A boat carrying migrants sank off the coast of Yemen, leaving more than two dozen people dead or missing, the U.N. migration agency said Sunday, the latest in a string of shipwrecks that have left scores dead.
Despite a nearly decade-long civil war, Yemen — which borders Saudi Arabia to the north and Oman to the northeast — remains a major route for migrants from East Africa trying to reach wealthy Gulf countries for work.
The vessel was carrying 25 Ethiopian migrants and the boat captain and his assistant, both Yemeni, when it capsized Tuesday off the province of Taiz, the International Organization for Migration said in a statement. The bodies of 11 men and two women were recovered along the shore of Bab el-Mandeb Strait that links the Gulf of Aden to the Red Sea, while the 14 others — including the two Yemenis — remain missing.
The migrants departed from Djibouti, IOM said.

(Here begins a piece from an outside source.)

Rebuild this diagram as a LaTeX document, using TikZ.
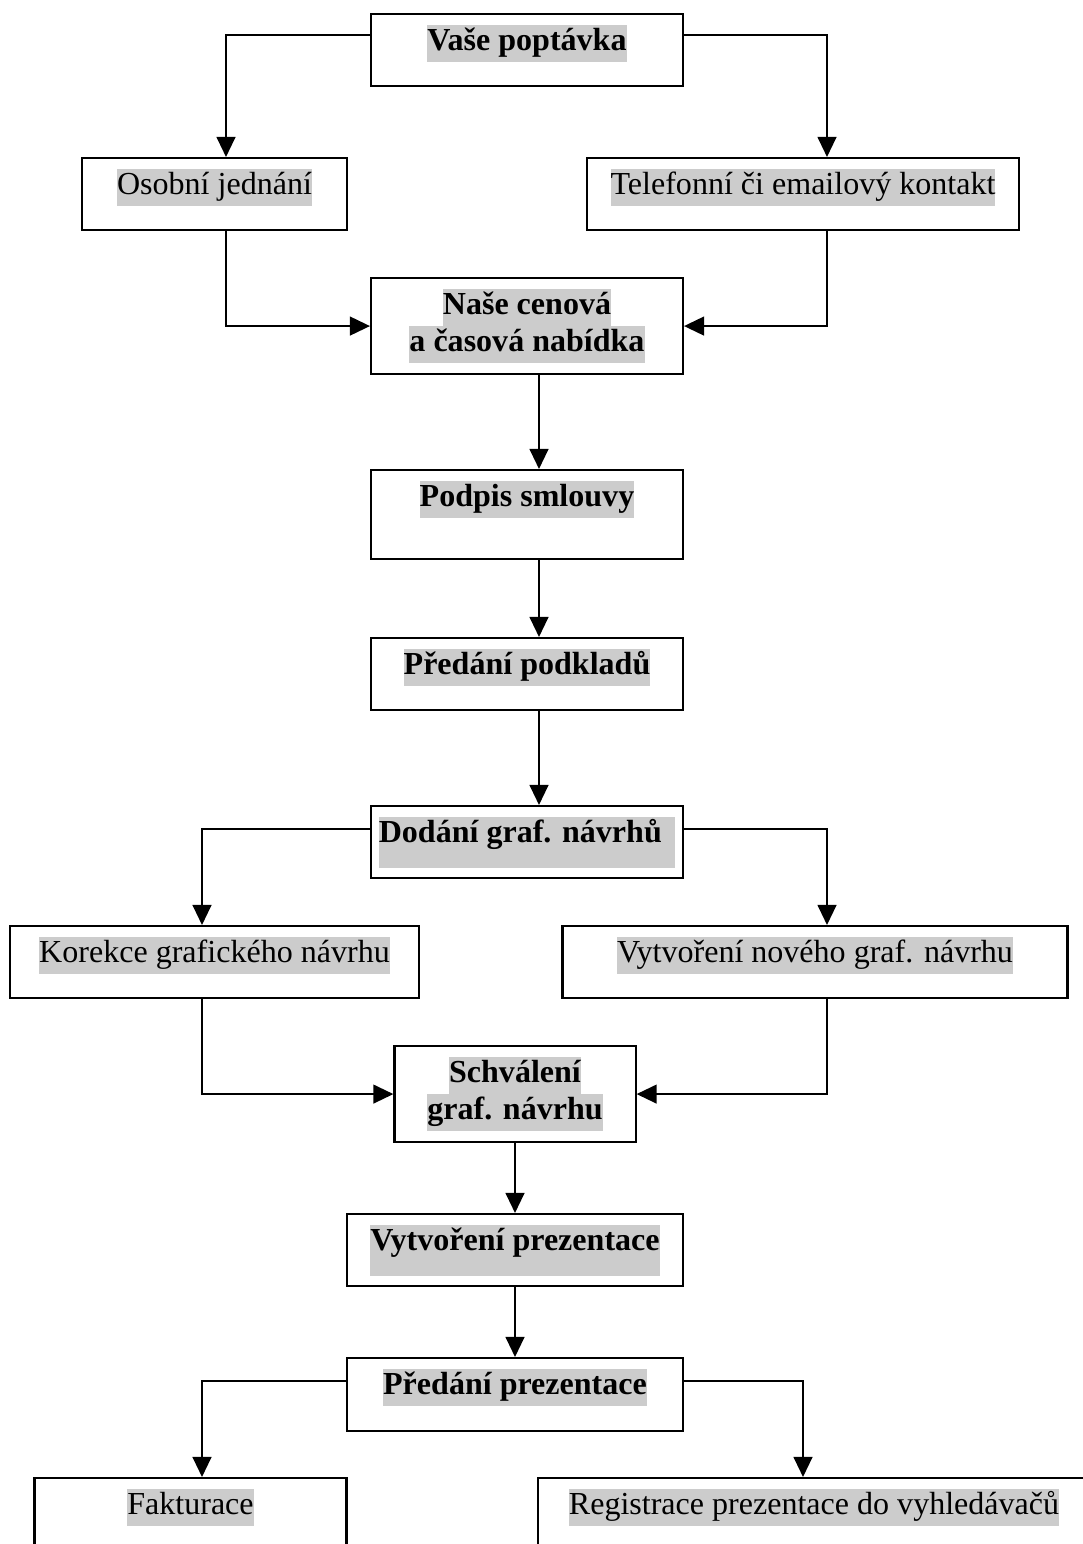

“This latest tragedy is a stark reminder of the perils faced by migrants on this route,” said Matt Huber, IOM’s acting chief in Yemen. “Every life lost in these dangerous waters is one too many, and it is imperative that we do not normalize these devastating losses."
According to the agency, the number of migrants arriving in Yemen has tripled in recent years, from about 27,000 in 2021 to more than 97,200 last year, the IOM said, and about 380,000 migrants are currently in the conflict-ridden country.
To reach Yemen, migrants are taken by smugglers on often dangerous, overcrowded boats across the Red Sea or Gulf of Aden. Over the past decade, at least 2,082 migrants disappeared along the route, including 693 who drowned, the IOM said.
In June, at least 49 migrants were killed in a shipwreck off Yemen’s southern coast that also left 140 missing, according to the IOM. Another 62 migrants died in two separate shipwrecks off the coast of Djibouti in April as they tried to reach Yemen.